Plankton Planet Project Pilot

Lors des 2 expéditions circum-globales Tara Oceans (2009-2013), les scientifiques à bord de la goélette Tara ont pu prélever plus de 40 000 échantillons couvrant la totalité du plancton sur 220 sites et trois profondeurs. L’analyse morphologique et génomique de ces échantillons a permis de générer le dictionnaire le plus complet jamais réalisé sur la biodiversité d’un écosystème planétaire.
Ces résultats ont fait l’objet d’un numéro spécial de la revue Science.
Mais pour réaliser une couverture globale de la composition du plancton à l’échelle planétaire, il fallait lancer une initiative citoyenne et solliciter les milliers de voiliers, bateaux militaires, pêcheurs, cargos qui sillonnent toutes les mers du globe à longueur d’année.

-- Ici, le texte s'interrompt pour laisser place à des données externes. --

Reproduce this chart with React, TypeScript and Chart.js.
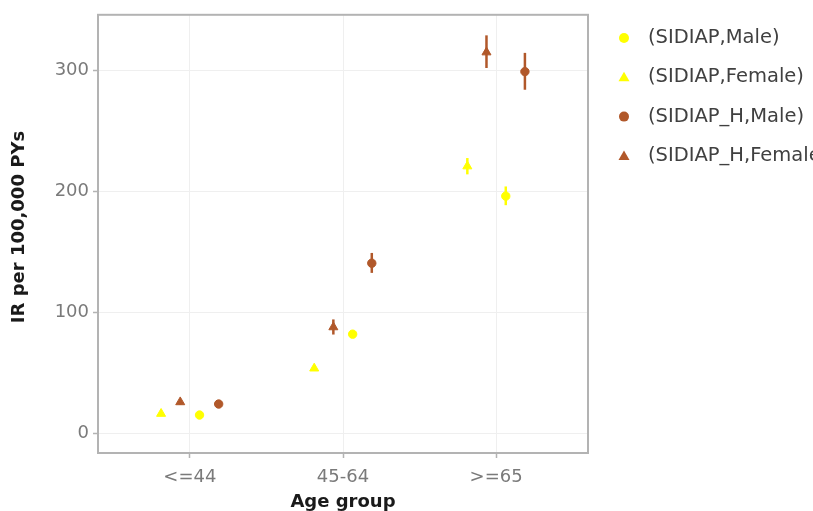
import React, { useEffect, useRef } from "react";
import { Chart, registerables } from "chart.js";

Chart.register(...registerables);

// Age groups on the x axis and the y tick values
const categories = ["<=44", "45-64", ">=65"];
const yTickValues = [0, 100, 200, 300];

// Incidence rates per 100,000 person-years, with 95% CI bounds
const sidiapMale = [14.9, 81.8, 196.0];
const sidiapMaleLow = [13.6, 79.0, 188.5];
const sidiapMaleHigh = [16.3, 84.6, 204.0];

const sidiapFemale = [16.0, 53.5, 220.7];
const sidiapFemaleLow = [14.8, 51.5, 214.0];
const sidiapFemaleHigh = [17.3, 55.8, 227.5];

const sidiapHMale = [24.0, 140.5, 299.0];
const sidiapHMaleLow = [21.8, 132.5, 284.0];
const sidiapHMaleHigh = [26.3, 149.0, 314.5];

const sidiapHFemale = [25.6, 87.6, 315.0];
const sidiapHFemaleLow = [23.5, 81.5, 302.0];
const sidiapHFemaleHigh = [27.8, 94.0, 329.0];

const legendLabels = [
  "(SIDIAP,Male)",
  "(SIDIAP,Female)",
  "(SIDIAP_H,Male)",
  "(SIDIAP_H,Female)",
];

const YELLOW = "#ffff00";
const BROWN = "#b1582a";
const FONT = "'DejaVu Sans', Verdana, sans-serif";

type Series = {
  label: string;
  values: number[];
  low: number[];
  high: number[];
  color: string;
  shape: "circle" | "triangle";
  offset: number;
};

// Dodged positions within each age group: females left, males right
const series: Series[] = [
  { label: legendLabels[0], values: sidiapMale, low: sidiapMaleLow, high: sidiapMaleHigh, color: YELLOW, shape: "circle", offset: 0.063 },
  { label: legendLabels[1], values: sidiapFemale, low: sidiapFemaleLow, high: sidiapFemaleHigh, color: YELLOW, shape: "triangle", offset: -0.188 },
  { label: legendLabels[2], values: sidiapHMale, low: sidiapHMaleLow, high: sidiapHMaleHigh, color: BROWN, shape: "circle", offset: 0.188 },
  { label: legendLabels[3], values: sidiapHFemale, low: sidiapHFemaleLow, high: sidiapHFemaleHigh, color: BROWN, shape: "triangle", offset: -0.063 },
];

function drawMarker(ctx: CanvasRenderingContext2D, shape: string, x: number, y: number, color: string) {
  ctx.fillStyle = color;
  ctx.beginPath();
  if (shape === "circle") {
    ctx.arc(x, y, 5, 0, Math.PI * 2);
  } else {
    ctx.moveTo(x, y - 5.5);
    ctx.lineTo(x + 5.5, y + 4);
    ctx.lineTo(x - 5.5, y + 4);
    ctx.closePath();
  }
  ctx.fill();
}

const errorBarsPlugin = {
  id: "errorBars",
  beforeDatasetsDraw(chart: any) {
    const { ctx } = chart;
    const xs = chart.scales.x;
    const ys = chart.scales.y;
    ctx.save();
    ctx.lineWidth = 2.5;
    series.forEach((s) => {
      ctx.strokeStyle = s.color;
      s.values.forEach((_, i) => {
        const px = xs.getPixelForValue(i + s.offset);
        ctx.beginPath();
        ctx.moveTo(px, ys.getPixelForValue(s.low[i]));
        ctx.lineTo(px, ys.getPixelForValue(s.high[i]));
        ctx.stroke();
      });
    });
    ctx.restore();
  },
};

const framePlugin = {
  id: "frameAndLabels",
  afterDraw(chart: any) {
    const { ctx, chartArea } = chart;
    ctx.save();
    // panel border
    ctx.strokeStyle = "#b3b3b3";
    ctx.lineWidth = 2;
    ctx.strokeRect(chartArea.left, chartArea.top, chartArea.right - chartArea.left, chartArea.bottom - chartArea.top);

    // axis titles
    ctx.fillStyle = "#1a1a1a";
    ctx.font = `bold 18px ${FONT}`;
    ctx.textAlign = "center";
    ctx.textBaseline = "middle";
    ctx.fillText("Age group", (chartArea.left + chartArea.right) / 2, 502);
    ctx.translate(19, 227);
    ctx.rotate(-Math.PI / 2);
    ctx.fillText("IR per 100,000 PYs", 0, 0);
    ctx.restore();

    // legend
    ctx.save();
    ctx.font = `19.5px ${FONT}`;
    ctx.textAlign = "left";
    ctx.textBaseline = "middle";
    series.forEach((s, i) => {
      const y = 38 + i * 39.3;
      drawMarker(ctx, s.shape, 624, y, s.color);
      ctx.fillStyle = "#404040";
      ctx.fillText(s.label, 648, y);
    });
    ctx.restore();
  },
};

export default function App() {
  const canvasRef = useRef<HTMLCanvasElement | null>(null);

  useEffect(() => {
    if (!canvasRef.current) return;
    const datasets = series.map((s) => ({
      label: s.label,
      data: s.values.map((v, i) => ({ x: i + s.offset, y: v })),
      pointStyle: s.shape,
      pointRadius: s.shape === "circle" ? 4.2 : 5.2,
      pointBackgroundColor: s.color,
      pointBorderColor: s.color,
      pointBorderWidth: 1,
      showLine: false,
    }));

    const chart = new Chart(canvasRef.current, {
      type: "scatter",
      data: { datasets },
      options: {
        animation: false,
        responsive: true,
        maintainAspectRatio: false,
        layout: { padding: { top: 14, right: 225, left: 0, bottom: 0 } },
        plugins: {
          legend: { display: false },
          tooltip: { enabled: false },
        },
        scales: {
          x: {
            type: "linear",
            min: -0.6,
            max: 2.6,
            afterBuildTicks: (scale: any) => {
              scale.ticks = categories.map((_, i) => ({ value: i }));
            },
            afterFit: (scale: any) => {
              scale.height = 58;
            },
            ticks: {
              callback: (v: any) => categories[Math.round(Number(v))] ?? "",
              color: "#7a7a7a",
              font: { family: FONT, size: 18 },
              padding: 9,
              maxRotation: 0,
            },
            grid: { color: "#efefef", lineWidth: 1, tickLength: 5, tickColor: "#b3b3b3", tickWidth: 1.5 },
            border: { display: false },
          },
          y: {
            type: "linear",
            min: -16.5,
            max: 346,
            afterBuildTicks: (scale: any) => {
              scale.ticks = yTickValues.map((v) => ({ value: v }));
            },
            afterFit: (scale: any) => {
              scale.width = 98;
            },
            ticks: {
              color: "#7a7a7a",
              font: { family: FONT, size: 18 },
              padding: 4,
            },
            grid: { color: "#efefef", lineWidth: 1, tickLength: 5, tickColor: "#b3b3b3", tickWidth: 1.5 },
            border: { display: false },
          },
        },
      },
      plugins: [errorBarsPlugin, framePlugin],
    });
    return () => chart.destroy();
  }, []);

  return (
    <div style={{ position: "fixed", left: 0, top: 0, width: 813, height: 511, background: "#fff" }}>
      <canvas ref={canvasRef} />
    </div>
  );
}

Le projet Plankton Planet a donc été lancé et une phase pilote initiée en janvier 2015 grâce à une bourse exploratoire de la prestigieuse Richard Lounsberry Foundation (Washington DC, USA), Plankton Planet (P2) est le premier programme d’océanographie biologique citoyenne basé sur le séquençage massif de code-barres ADN (metabarcoding) des extraits de communautés de plancton. L’écologie par l’ADN représente aujourd’hui une véritable révolution qui permet de détecter et de quantifier l’ensemble des organismes d’un écosystème (des virus aux animaux) dont on a extrait l’ADN total. L’approche est miniaturisée, peu coûteuse, rapide, robuste, et permet de s’affranchir d’années de travail d’experts en taxonomie jusque-là nécessaires pour l’analyse d’un grand nombre d’échantillons planctoniques. Les protocoles développés et mis en oeuvre par nos soins lors des expéditions Tara-Oceans1, ont été simplifiés et adaptés pour un usage citoyen n’exigeant aucune expertise particulière, avec un mode de prélèvement du plancton, de filtration, et de stockage par dessiccation sans électricité ni produit chimique, permettant in fine des analyses génomiques.
Au cours de l’année pilote 2015, 184 prélèvements de plancton réalisés par une quinzaine de bateaux sur divers trajets pendant un an ont été analysés.
L’ADN du plancton collecté a été extrait et le séquençage d’une petite région du génome des espèces présentes dans l’échantillon a été réalisé, suivant la méthode du « metabar coding ». De façon intéressante, environ 96 % des codes obtenus ont déjà été vus dans les échantillons de TARA, et 82 % des codes identifiés par TARA ont été retrouvés dans les échantillons de P2. De plus, environ un millier de codes est unique à chaque bateau et représente une signature du trajet du voilier.
Aucune contamination par des champignons, bactéries ni ADN humain n’a été trouvée. Les « planktonauts » ont bien travaillé et la méthode est robuste ! Cette analyse valide complètement le principe du recueil de plancton en conditions réelles à partir de voiliers de plaisance.
Merci à tous les « planktonauts » !

Ces travaux de science citoyenne ont été publiés dans Frontiers in Marine Science (17 august 2022), dans un article intitulé « Plankton Planet : a frugal, cooperative measure of aquatic life at the planetary scale ».